→ RECORDED DATA:
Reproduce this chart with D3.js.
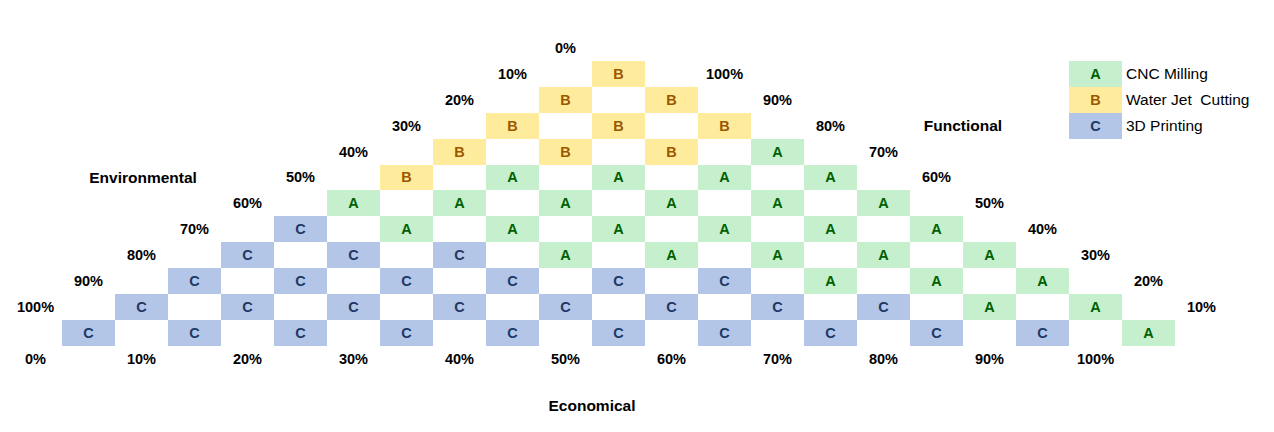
<!DOCTYPE html>
<html>
<head>
<meta charset="utf-8">
<script src="https://cdn.jsdelivr.net/npm/d3@7"></script>
<style>
  html, body { margin: 0; padding: 0; background: #fff; }
  svg { display: block; font-family: "Liberation Sans", Arial, sans-serif; }
</style>
</head>
<body>
<svg id="chart" width="1274" height="432"></svg>
<script>
// ---- data ----
// cell letters by row, bottom row (r = 0) first, left to right
const rowCells = [
  ["C","C","C","C","C","C","C","C","C","C","A"],
  ["C","C","C","C","C","C","C","C","A","A"],
  ["C","C","C","C","C","C","A","A","A"],
  ["C","C","C","A","A","A","A","A"],
  ["C","A","A","A","A","A","A"],
  ["A","A","A","A","A","A"],
  ["B","A","A","A","A"],
  ["B","B","B","A"],
  ["B","B","B"],
  ["B","B"],
  ["B"]
];
const categories = ["A", "B", "C"];
const categoryNames = ["CNC Milling", "Water Jet  Cutting", "3D Printing"];
const economicalTicks = ["0%","10%","20%","30%","40%","50%","60%","70%","80%","90%","100%"];
const environmentalTicks = ["100%","90%","80%","70%","60%","50%","40%","30%","20%","10%","0%"];
const functionalTicks = ["10%","20%","30%","40%","50%","60%","70%","80%","90%","100%"];
const axisTitles = ["Environmental", "Functional", "Economical"];

// ---- styles ----
const fillColor = d3.scaleOrdinal().domain(categories).range(["#C6EFCE", "#FFEB9C", "#B4C6E7"]);
const textColor = d3.scaleOrdinal().domain(categories).range(["#006100", "#9C5700", "#203864"]);

// ---- scales ----
const x = d3.scaleLinear().domain([0, 21]).range([62, 1175]);      // column edges
const y = d3.scaleLinear().domain([0, 11]).range([345.8, 60.9]);   // row edges (bottom -> top)
const cx = j => x(j + 0.5);
const cy = r => y(r + 0.5);

const svg = d3.select("#chart");

// flatten cells: row r, index i -> column j = r + 2i
const cells = [];
rowCells.forEach((row, r) => row.forEach((c, i) => cells.push({ r, j: r + 2 * i, c })));

const g = svg.append("g");
g.selectAll("rect.cell").data(cells).join("rect")
  .attr("class", "cell")
  .attr("x", d => x(d.j))
  .attr("y", d => y(d.r + 1))
  .attr("width", d => x(d.j + 1) - x(d.j))
  .attr("height", d => y(d.r) - y(d.r + 1))
  .attr("fill", d => fillColor(d.c))
  .attr("shape-rendering", "crispEdges");

g.selectAll("text.cell").data(cells).join("text")
  .attr("class", "cell")
  .attr("x", d => cx(d.j))
  .attr("y", d => cy(d.r))
  .attr("text-anchor", "middle")
  .attr("dominant-baseline", "central")
  .attr("font-size", 14.5)
  .attr("font-weight", "bold")
  .attr("fill", d => textColor(d.c))
  .text(d => d.c);

// tick labels
function tickLabels(data, colFn, rowFn) {
  svg.append("g").selectAll("text").data(data).join("text")
    .attr("x", (d, k) => cx(colFn(k)))
    .attr("y", (d, k) => cy(rowFn(k)))
    .attr("text-anchor", "middle")
    .attr("dominant-baseline", "central")
    .attr("font-size", 14.5)
    .attr("font-weight", "bold")
    .attr("fill", "#000")
    .text(d => d);
}
tickLabels(economicalTicks, k => 2 * k - 1, k => -1);
tickLabels(environmentalTicks, k => k - 1, k => k + 1);
tickLabels(functionalTicks, k => 21 - k, k => k + 1);

// axis titles
const titlePos = [[1.03, 6.0], [16.5, 8.0], [9.5, -2.8]];
svg.append("g").selectAll("text").data(axisTitles).join("text")
  .attr("x", (d, k) => cx(titlePos[k][0]))
  .attr("y", (d, k) => cy(titlePos[k][1]))
  .attr("text-anchor", "middle")
  .attr("dominant-baseline", "central")
  .attr("font-size", 15.5)
  .attr("font-weight", "bold")
  .attr("fill", "#000")
  .text(d => d);

// legend
const legend = svg.append("g");
const legendRow = k => 10 - k;
legend.selectAll("rect").data(categories).join("rect")
  .attr("x", x(19))
  .attr("y", (d, k) => y(legendRow(k) + 1))
  .attr("width", x(20) - x(19))
  .attr("height", (d, k) => y(legendRow(k)) - y(legendRow(k) + 1))
  .attr("fill", d => fillColor(d))
  .attr("shape-rendering", "crispEdges");
legend.selectAll("text.key").data(categories).join("text")
  .attr("class", "key")
  .attr("x", cx(19))
  .attr("y", (d, k) => cy(legendRow(k)))
  .attr("text-anchor", "middle")
  .attr("dominant-baseline", "central")
  .attr("font-size", 14.5)
  .attr("font-weight", "bold")
  .attr("fill", d => textColor(d))
  .text(d => d);
legend.selectAll("text.name").data(categoryNames).join("text")
  .attr("class", "name")
  .attr("x", x(20) + 4)
  .attr("y", (d, k) => cy(legendRow(k)))
  .attr("dominant-baseline", "central")
  .attr("font-size", 15.5)
  .attr("fill", "#000")
  .style("white-space", "pre")
  .text(d => d);
</script>
</body>
</html>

→ TASK TO COMPLETE: Return all of the data exactly as written, and drop the pictures.

→ COMPLETE RESPONSE:
Reproduce this chart with D3.js.
<!DOCTYPE html>
<html>
<head>
<meta charset="utf-8">
<script src="https://cdn.jsdelivr.net/npm/d3@7"></script>
<style>
  html, body { margin: 0; padding: 0; background: #fff; }
  svg { display: block; font-family: "Liberation Sans", Arial, sans-serif; }
</style>
</head>
<body>
<svg id="chart" width="1274" height="432"></svg>
<script>
// ---- data ----
// cell letters by row, bottom row (r = 0) first, left to right
const rowCells = [
  ["C","C","C","C","C","C","C","C","C","C","A"],
  ["C","C","C","C","C","C","C","C","A","A"],
  ["C","C","C","C","C","C","A","A","A"],
  ["C","C","C","A","A","A","A","A"],
  ["C","A","A","A","A","A","A"],
  ["A","A","A","A","A","A"],
  ["B","A","A","A","A"],
  ["B","B","B","A"],
  ["B","B","B"],
  ["B","B"],
  ["B"]
];
const categories = ["A", "B", "C"];
const categoryNames = ["CNC Milling", "Water Jet  Cutting", "3D Printing"];
const economicalTicks = ["0%","10%","20%","30%","40%","50%","60%","70%","80%","90%","100%"];
const environmentalTicks = ["100%","90%","80%","70%","60%","50%","40%","30%","20%","10%","0%"];
const functionalTicks = ["10%","20%","30%","40%","50%","60%","70%","80%","90%","100%"];
const axisTitles = ["Environmental", "Functional", "Economical"];

// ---- styles ----
const fillColor = d3.scaleOrdinal().domain(categories).range(["#C6EFCE", "#FFEB9C", "#B4C6E7"]);
const textColor = d3.scaleOrdinal().domain(categories).range(["#006100", "#9C5700", "#203864"]);

// ---- scales ----
const x = d3.scaleLinear().domain([0, 21]).range([62, 1175]);      // column edges
const y = d3.scaleLinear().domain([0, 11]).range([345.8, 60.9]);   // row edges (bottom -> top)
const cx = j => x(j + 0.5);
const cy = r => y(r + 0.5);

const svg = d3.select("#chart");

// flatten cells: row r, index i -> column j = r + 2i
const cells = [];
rowCells.forEach((row, r) => row.forEach((c, i) => cells.push({ r, j: r + 2 * i, c })));

const g = svg.append("g");
g.selectAll("rect.cell").data(cells).join("rect")
  .attr("class", "cell")
  .attr("x", d => x(d.j))
  .attr("y", d => y(d.r + 1))
  .attr("width", d => x(d.j + 1) - x(d.j))
  .attr("height", d => y(d.r) - y(d.r + 1))
  .attr("fill", d => fillColor(d.c))
  .attr("shape-rendering", "crispEdges");

g.selectAll("text.cell").data(cells).join("text")
  .attr("class", "cell")
  .attr("x", d => cx(d.j))
  .attr("y", d => cy(d.r))
  .attr("text-anchor", "middle")
  .attr("dominant-baseline", "central")
  .attr("font-size", 14.5)
  .attr("font-weight", "bold")
  .attr("fill", d => textColor(d.c))
  .text(d => d.c);

// tick labels
function tickLabels(data, colFn, rowFn) {
  svg.append("g").selectAll("text").data(data).join("text")
    .attr("x", (d, k) => cx(colFn(k)))
    .attr("y", (d, k) => cy(rowFn(k)))
    .attr("text-anchor", "middle")
    .attr("dominant-baseline", "central")
    .attr("font-size", 14.5)
    .attr("font-weight", "bold")
    .attr("fill", "#000")
    .text(d => d);
}
tickLabels(economicalTicks, k => 2 * k - 1, k => -1);
tickLabels(environmentalTicks, k => k - 1, k => k + 1);
tickLabels(functionalTicks, k => 21 - k, k => k + 1);

// axis titles
const titlePos = [[1.03, 6.0], [16.5, 8.0], [9.5, -2.8]];
svg.append("g").selectAll("text").data(axisTitles).join("text")
  .attr("x", (d, k) => cx(titlePos[k][0]))
  .attr("y", (d, k) => cy(titlePos[k][1]))
  .attr("text-anchor", "middle")
  .attr("dominant-baseline", "central")
  .attr("font-size", 15.5)
  .attr("font-weight", "bold")
  .attr("fill", "#000")
  .text(d => d);

// legend
const legend = svg.append("g");
const legendRow = k => 10 - k;
legend.selectAll("rect").data(categories).join("rect")
  .attr("x", x(19))
  .attr("y", (d, k) => y(legendRow(k) + 1))
  .attr("width", x(20) - x(19))
  .attr("height", (d, k) => y(legendRow(k)) - y(legendRow(k) + 1))
  .attr("fill", d => fillColor(d))
  .attr("shape-rendering", "crispEdges");
legend.selectAll("text.key").data(categories).join("text")
  .attr("class", "key")
  .attr("x", cx(19))
  .attr("y", (d, k) => cy(legendRow(k)))
  .attr("text-anchor", "middle")
  .attr("dominant-baseline", "central")
  .attr("font-size", 14.5)
  .attr("font-weight", "bold")
  .attr("fill", d => textColor(d))
  .text(d => d);
legend.selectAll("text.name").data(categoryNames).join("text")
  .attr("class", "name")
  .attr("x", x(20) + 4)
  .attr("y", (d, k) => cy(legendRow(k)))
  .attr("dominant-baseline", "central")
  .attr("font-size", 15.5)
  .attr("fill", "#000")
  .style("white-space", "pre")
  .text(d => d);
</script>
</body>
</html>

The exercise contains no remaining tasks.